Niet gebruikte uren tellen niet mee bij terbeschikkingstelling sportzalen door gemeente

Niet gebruikte uren tellen niet mee bij terbeschikkingstelling sportzalen door gemeente

Op 24 april 2017 is een uitspraak gepubliceerd waarin Rechtbank Gelderland (hierna: rechtbank) heeft geoordeeld dat voor de berekening van de pre pro rata voor de mate van aftrek van de btw op de algemene kosten, de uren waarin de sportzalen niet worden gebruikt/verhuurd niet meetellen.

Belang voor de praktijk
De onderhavige uitspraak is van belang voor gemeenten die sportzalen gebruiken voor zowel niet-economische activiteiten (bijvoorbeeld de gratis terbeschikkingstelling aan basisscholen) als economische activiteiten (bijvoorbeeld verhuur tegen vergoeding aan derden). Uit deze uitspraak volgt dat het aantal uren dat sportzalen worden gebruikt een goede maatstaf is, om het werkelijk gebruik te bepalen. Bij de bepaling van het werkelijk gebruik tellen alleen mee de uren dat gebruik is gemaakt van de sportzalen. Het aantal uren dat gebruik had kunnen worden gemaakt van de sportzalen telt niet mee. Ons inziens geldt hetzelfde voor het gebruik voor onderwijs. Alleen het aantal ingeroosterde uren moet worden meegenomen voor de mate van aftrek en niet het aantal uren dat gebruik had kunnen worden gemaakt van de sportzalen.

Feiten
Een gemeente is eigenaar en exploitant van een sporthal en drie gymzalen (hierna: de sportzalen). De gemeente stelt, in het kader van haar wettelijke plicht, de sportzalen tijdens schooltijden zonder vergoeding ter beschikking aan basisscholen volgens vooraf ingeroosterde uren. De gemeente stelt de sportzalen op andere dan de voor het basisonderwijs ingeroosterde uren beschikbaar voor verhuur aan derden, ten behoeve van de sportbeoefening (met name aan sportverenigingen en aan scholen voor voortgezet onderwijs), of voor andere evenementen (de jaarlijkse kleindierententoonstelling, de uitvoering van de muziekvereniging en een kinderspeelweek). In de btw-aangifte is de gemeente voor het berekenen van haar aftrek van btw uitgegaan van de verdeelsleutel: uren belast gebruik van de sportzalen (incl. de incidentele verhuur) / uren belast gebruik + uren gebruik voor basisonderwijs (hierna: pre pro rata).

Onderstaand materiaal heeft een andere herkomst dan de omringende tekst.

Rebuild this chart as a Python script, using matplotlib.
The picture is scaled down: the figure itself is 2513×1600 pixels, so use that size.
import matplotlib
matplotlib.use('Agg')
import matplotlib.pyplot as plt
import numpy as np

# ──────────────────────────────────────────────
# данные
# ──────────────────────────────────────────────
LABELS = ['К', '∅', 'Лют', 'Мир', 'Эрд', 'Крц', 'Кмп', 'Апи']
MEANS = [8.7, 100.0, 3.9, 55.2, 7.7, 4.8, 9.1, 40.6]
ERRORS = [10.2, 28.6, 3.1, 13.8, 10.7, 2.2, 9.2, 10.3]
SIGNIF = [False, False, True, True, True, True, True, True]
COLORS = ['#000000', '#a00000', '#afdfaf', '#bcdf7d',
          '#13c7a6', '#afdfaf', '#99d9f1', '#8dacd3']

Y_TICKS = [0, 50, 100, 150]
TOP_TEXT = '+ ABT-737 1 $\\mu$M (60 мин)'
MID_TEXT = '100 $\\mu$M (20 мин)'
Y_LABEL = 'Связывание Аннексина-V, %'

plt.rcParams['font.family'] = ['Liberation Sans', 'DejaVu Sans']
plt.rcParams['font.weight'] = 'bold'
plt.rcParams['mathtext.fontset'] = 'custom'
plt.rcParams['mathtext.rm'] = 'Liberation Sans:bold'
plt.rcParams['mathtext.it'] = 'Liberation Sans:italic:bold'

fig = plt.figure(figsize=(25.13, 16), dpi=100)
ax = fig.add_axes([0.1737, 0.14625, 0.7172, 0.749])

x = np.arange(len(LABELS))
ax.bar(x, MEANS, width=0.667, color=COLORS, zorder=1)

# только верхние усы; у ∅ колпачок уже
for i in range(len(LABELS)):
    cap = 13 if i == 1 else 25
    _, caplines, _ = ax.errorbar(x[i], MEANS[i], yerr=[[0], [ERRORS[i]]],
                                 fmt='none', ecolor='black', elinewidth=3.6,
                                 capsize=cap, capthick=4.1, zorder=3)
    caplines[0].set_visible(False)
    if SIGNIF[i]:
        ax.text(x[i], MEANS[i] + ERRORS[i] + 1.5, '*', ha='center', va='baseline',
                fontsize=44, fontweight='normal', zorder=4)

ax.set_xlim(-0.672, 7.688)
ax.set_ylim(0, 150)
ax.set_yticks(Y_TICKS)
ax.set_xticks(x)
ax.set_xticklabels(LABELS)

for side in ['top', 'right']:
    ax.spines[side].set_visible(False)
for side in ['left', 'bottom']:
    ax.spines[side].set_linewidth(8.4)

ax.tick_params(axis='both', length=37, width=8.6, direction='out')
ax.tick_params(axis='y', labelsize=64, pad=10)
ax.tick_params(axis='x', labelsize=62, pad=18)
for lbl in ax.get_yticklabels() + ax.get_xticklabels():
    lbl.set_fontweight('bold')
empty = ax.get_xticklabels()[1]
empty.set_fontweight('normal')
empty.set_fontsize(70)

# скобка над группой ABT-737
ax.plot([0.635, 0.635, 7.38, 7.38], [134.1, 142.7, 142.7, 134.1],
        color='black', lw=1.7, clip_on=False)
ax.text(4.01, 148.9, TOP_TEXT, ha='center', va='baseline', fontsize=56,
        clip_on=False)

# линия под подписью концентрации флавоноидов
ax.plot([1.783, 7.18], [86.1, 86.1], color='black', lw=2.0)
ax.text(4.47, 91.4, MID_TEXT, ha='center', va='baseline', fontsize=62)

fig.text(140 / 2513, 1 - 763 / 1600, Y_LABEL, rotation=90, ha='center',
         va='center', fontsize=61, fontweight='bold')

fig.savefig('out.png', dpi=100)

In geschil is of de gemeente bij de berekening van het recht op aftrek de uren waarin de sportzalen niet worden verhuurd/gebruikt mag meetellen als belast gebruik.

Oordeel rechtbank
De rechtbank stelt vast dat in deze zaak sprake is van het gebruik van onroerende zaken voor zowel economische activiteiten als niet-economische activiteiten. De terbeschikkingstelling aan basisscholen zonder vergoeding is, vanwege de wettelijke plicht van een gemeente om te voorzien in huisvesting van basisscholen, een niet-economische activiteit en de verhuur tegen vergoeding aan derden is een economische activiteit.

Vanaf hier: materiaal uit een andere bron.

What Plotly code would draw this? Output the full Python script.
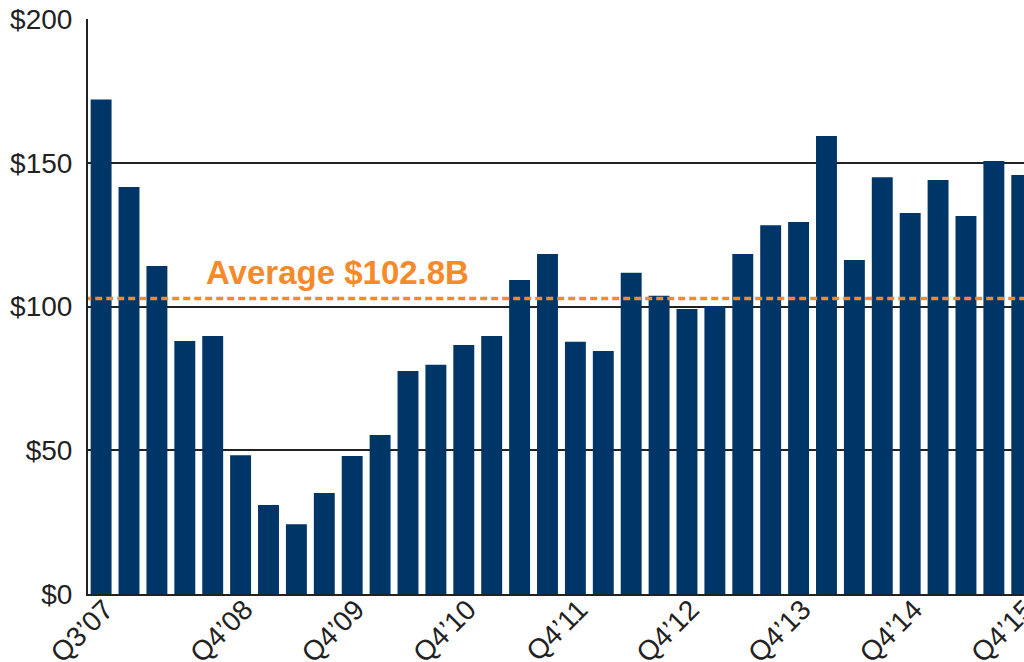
import plotly.graph_objects as go

quarters = ["Q3’07", "Q4’07", "Q1’08", "Q2’08", "Q3’08", "Q4’08",
            "Q1’09", "Q2’09", "Q3’09", "Q4’09",
            "Q1’10", "Q2’10", "Q3’10", "Q4’10",
            "Q1’11", "Q2’11", "Q3’11", "Q4’11",
            "Q1’12", "Q2’12", "Q3’12", "Q4’12",
            "Q1’13", "Q2’13", "Q3’13", "Q4’13",
            "Q1’14", "Q2’14", "Q3’14", "Q4’14",
            "Q1’15", "Q2’15", "Q3’15", "Q4’15"]
values = [172, 141.6, 114.1, 88, 89.7, 48.3,
          31, 24.3, 35.1, 48,
          55.3, 77.6, 79.7, 86.6,
          89.7, 109.2, 118.3, 87.7,
          84.5, 111.7, 103.7, 99.1,
          100.2, 118.3, 128.3, 129.4,
          159.3, 116.2, 145, 132.5,
          144, 131.5, 150.6, 145.7]
tick_labels = ["Q3’07", "Q4’08", "Q4’09", "Q4’10", "Q4’11", "Q4’12", "Q4’13", "Q4’14", "Q4’15"]
average = 102.8
y_ticks = [0, 50, 100, 150, 200]
y_tick_labels = ["$0", "$50", "$100", "$150", "$200"]

x_idx = list(range(len(quarters)))
tick_pos = [quarters.index(t) for t in tick_labels]

fig = go.Figure()
fig.add_trace(go.Bar(x=x_idx, y=values, marker_color="#003567", width=0.75,
                     marker_line_width=0, hoverinfo="skip"))
fig.add_trace(go.Scatter(x=[-1, len(quarters) + 1], y=[average, average], mode="lines",
                         line=dict(color="#F58A2A", width=3.5, dash="7px,4px"),
                         hoverinfo="skip"))
fig.add_annotation(x=3.68, y=average, xref="x", yref="y", text="<b>Average $102.8B</b>",
                   showarrow=False, xanchor="left", yanchor="bottom", yshift=5,
                   font=dict(family="Liberation Sans, Arial", size=33, color="#F58A2A"))

fig.update_layout(
    width=1024, height=662,
    margin=dict(l=88, r=0, t=19, b=68, autoexpand=False),
    paper_bgcolor="white", plot_bgcolor="white",
    showlegend=False,
    font=dict(family="Liberation Sans, Arial", color="#222222"),
    bargap=0.25,
)
fig.update_xaxes(range=[-0.47, 33.08], tickmode="array", tickvals=tick_pos, ticktext=tick_labels,
                 tickangle=-45, tickfont=dict(size=28, color="#222222"), automargin=False,
                 ticklabeloverflow="allow", ticklabelstandoff=-14, ticklabelshift=4,
                 showgrid=False, showline=True, linecolor="#222222", linewidth=2,
                 ticks="", zeroline=False)
fig.update_yaxes(range=[0, 200], tickmode="array", tickvals=y_ticks, ticktext=y_tick_labels,
                 tickfont=dict(size=28, color="#222222"), automargin=False,
                 showgrid=True, gridcolor="#222222", gridwidth=2,
                 showline=True, linecolor="#222222", linewidth=2,
                 ticks="outside", ticklen=8, tickcolor="white", zeroline=False)

fig.write_html("out.html", config={"displayModeBar": False},
               post_script="document.body.style.margin='0';document.body.style.overflow='hidden';")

De rechtbank volgt partijen erin dat het gebruik in uren een goede maatstaf is om het werkelijke gebruik te bepalen. Het voorstel van de gemeente om de niet-gebruikte uren mee te tellen is echter te subjectief. Volgens de rechtbank is er dan namelijk geen sprake meer van een berekeningsmethode die objectief weergeeft hoe de kosten werkelijk toe te rekenen zijn aan de economische en aan de niet-economische activiteiten. De rechtbank weegt hierbij mee dat de sportzalen gemiddeld voor ongeveer 50% van de beschikbare uren niet worden verhuurd en de omstandigheid dat niet aannemelijk is dat er in deze gemeente in voldoende mate een markt is voor de verhuur van de niet-gebruikte uren.

Verder verwerpt de rechtbank het beroep van de gemeente op het leegstandsarrest van de Hoge Raad. De situatie van dat arrest was namelijk wezenlijk anders (volledige leegstand van een pand dat later wel weer werd verhuurd) en het beoordelingskader ook (herziening van de aftrek).